Multi-million pound commercial deals defended by council amid criticism
PUBLISHED: 06:56 14 November 2018 | UPDATED: 16:32 14 November 2018
North Somerset Council insists its commercial investment decisions are based on a ‘sound business case’ after the authority spent more than £50million on acquisitions this year.
Local authorities across the country have been criticised by the Chartered Institute for Public Finance and Accountancy (CIPFA) for putting money at ‘unnecessary or unquantified risk’ when borrowing to invest in commercial property.
In a statement, CIPFA, the accountancy institute for the public sector, said councils ‘must not borrow more than or in advance of their needs purely in order to profit from the investment of the extra sums borrowed’.
The council used a £37.95million bank loan to purchase North Worle District Centre in February, while a deal to buy Weston’s Sovereign Shopping Centre using £21million of borrowed funds was agreed in April.
CIPFA will issue more guidance to authorities as it believes these investment approaches ‘are not consistent with the requirements of fiscal sustainability, prudence and affordability’.
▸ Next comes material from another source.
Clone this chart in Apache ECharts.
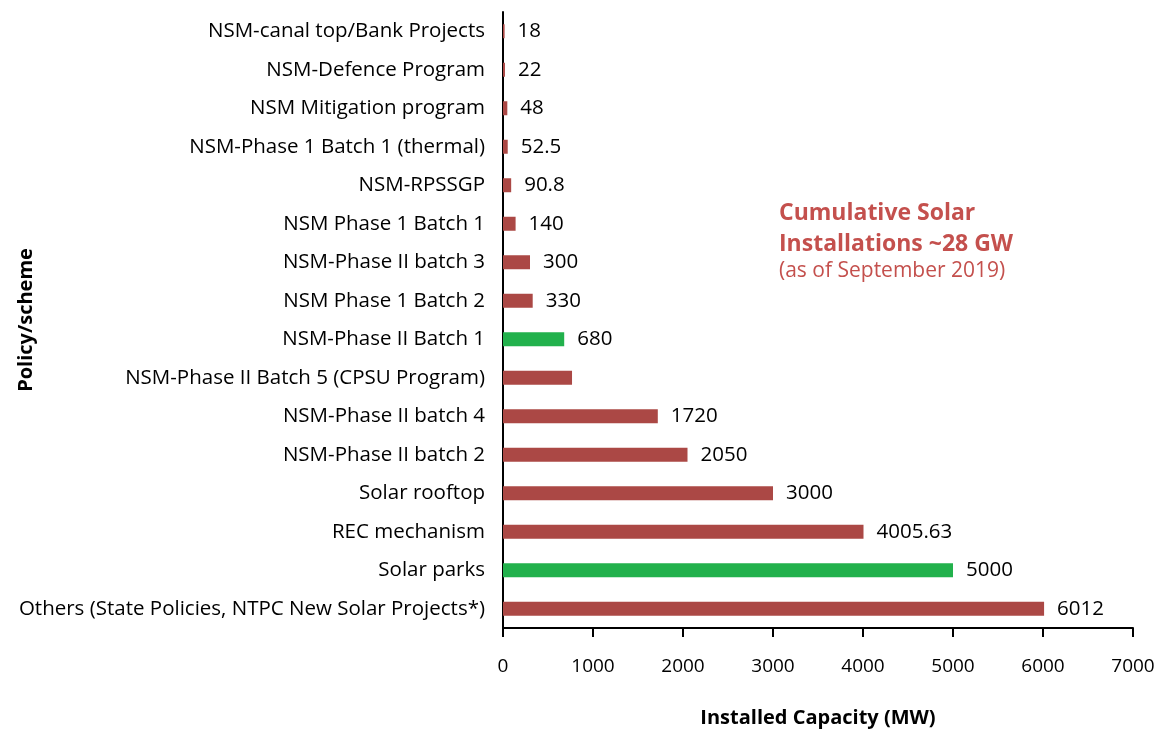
<!DOCTYPE html>
<html>
<head>
<meta charset="utf-8">
<script src="https://cdn.jsdelivr.net/npm/echarts@6/dist/echarts.min.js"></script>
<style>
  html, body { margin: 0; padding: 0; background: #fff; }
  #chart { width: 1159px; height: 730px; }
</style>
</head>
<body>
<div id="chart"></div>
<script>
// categories, bottom to top
var schemes = [
  'Others (State Policies, NTPC New Solar Projects*)',
  'Solar parks',
  'REC mechanism',
  'Solar rooftop',
  'NSM-Phase II batch 2',
  'NSM-Phase II batch 4',
  'NSM-Phase II Batch 5 (CPSU Program)',
  'NSM-Phase II Batch 1',
  'NSM Phase 1 Batch 2',
  'NSM-Phase II batch 3',
  'NSM Phase 1 Batch 1',
  'NSM-RPSSGP',
  'NSM-Phase 1 Batch 1 (thermal)',
  'NSM Mitigation program',
  'NSM-Defence Program',
  'NSM-canal top/Bank Projects'
];
var capacity = [6012, 5000, 4005.63, 3000, 2050, 1720, 767, 680, 330, 300, 140, 90.8, 52.5, 48, 22, 18];
// value labels shown on the chart (CPSU has none)
var valueLabels = ['6012', '5000', '4005.63', '3000', '2050', '1720', '', '680', '330', '300', '140', '90.8', '52.5', '48', '22', '18'];
var highlighted = ['Solar parks', 'NSM-Phase II Batch 1'];

var RED = '#ab4845';
var GREEN = '#22b14c';
var FONT = 'Open Sans';

var chart = echarts.init(document.getElementById('chart'));

var option = {
  animation: false,
  textStyle: { fontFamily: FONT },
  grid: {
    left: 503,
    right: 26,
    top: 12,
    bottom: 102,
    containLabel: false,
    outerBoundsMode: 'none'
  },
  xAxis: {
    type: 'value',
    min: 0,
    max: 7000,
    interval: 1000,
    name: 'Installed Capacity (MW)',
    nameLocation: 'middle',
    nameGap: 80,
    nameMoveOverlap: false,
    nameTextStyle: { fontFamily: FONT, fontSize: 20, fontWeight: 'bold', color: '#000' },
    axisLine: { show: true, lineStyle: { color: '#000', width: 2 } },
    axisTick: { show: true, length: 9, lineStyle: { color: '#000', width: 2 } },
    axisLabel: {
      fontFamily: FONT, fontSize: 19, color: '#000', margin: 29,
      formatter: function (v) { return String(v); }
    },
    splitLine: { show: false }
  },
  yAxis: {
    type: 'category',
    data: schemes,
    name: 'Policy/scheme',
    nameLocation: 'middle',
    nameGap: 467,
    nameRotate: 90,
    nameMoveOverlap: false,
    nameTextStyle: { fontFamily: FONT, fontSize: 20, fontWeight: 'bold', color: '#000' },
    axisLine: { show: true, lineStyle: { color: '#000', width: 2 } },
    axisTick: { show: false },
    axisLabel: { fontFamily: FONT, fontSize: 20.5, color: '#000', margin: 18 }
  },
  series: [{
    type: 'bar',
    barWidth: 14,
    data: capacity.map(function (v, i) {
      return {
        value: v,
        itemStyle: { color: highlighted.indexOf(schemes[i]) >= 0 ? GREEN : RED }
      };
    }),
    label: {
      show: true,
      position: 'right',
      distance: 13,
      fontFamily: FONT,
      fontSize: 20.5,
      color: '#000',
      formatter: function (p) { return valueLabels[p.dataIndex]; }
    }
  }],
  graphic: [{
    type: 'text',
    left: 779,
    top: 198,
    style: {
      text: 'Cumulative Solar\nInstallations ~28 GW',
      fontFamily: FONT,
      fontSize: 23,
      fontWeight: 'bold',
      fill: '#c4504d',
      lineHeight: 31
    }
  }, {
    type: 'text',
    left: 779,
    top: 261,
    style: {
      text: '(as of September 2019)',
      fontFamily: FONT,
      fontSize: 21,
      fill: '#c4504d'
    }
  }]
};

chart.setOption(option);
</script>
</body>
</html>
The council hopes to make more than £1million from the Sovereign Centre and at least £225,000 in the first year of its North Worle District Centre ownership but insists it has not borrowed funds ‘purely to make a profit’.
Its spokesman said: “We always consider the legal framework within its financial planning and strategic decision making and we have given due regard to CIPFA’s core principles of prudence, affordability and sustainability in respect of commercial investment activities.
“We can assure people the council has not borrowed more than, or in advance of need, purely to make a profit.
“Our strategy is very much focused upon investing within our area so we understand the wider economic, social and regeneration impacts of any decisions.
“Each of our commercial investment decisions is based on a sound business case with modelling undertaken to consider a range of risks and sensitivity analysis options.
“We regularly monitor and report our prudential borrowing limits to demonstrate the affordability and sustainability compared to our revenue budgets.
“Our commercial investment programme is fairly modest compared to many others.”
Worle councillor and CIPFA accountant Denise Hunt told the Mercury: “North Somerset Council needs to take note of this advice given its recent foray into speculative retail commercial deals, particularly when added to people’s concerns about the risky nature of the purchases.
“These are strong words from CIPFA and while councils have been forced in the face of massive government cuts in funding to seek income generating opportunities, clearly they need to act prudently and not speculatively.
“I am keen for the council to act appropriately in residents best interests and not to expose the council tax payer to any excessive risk.”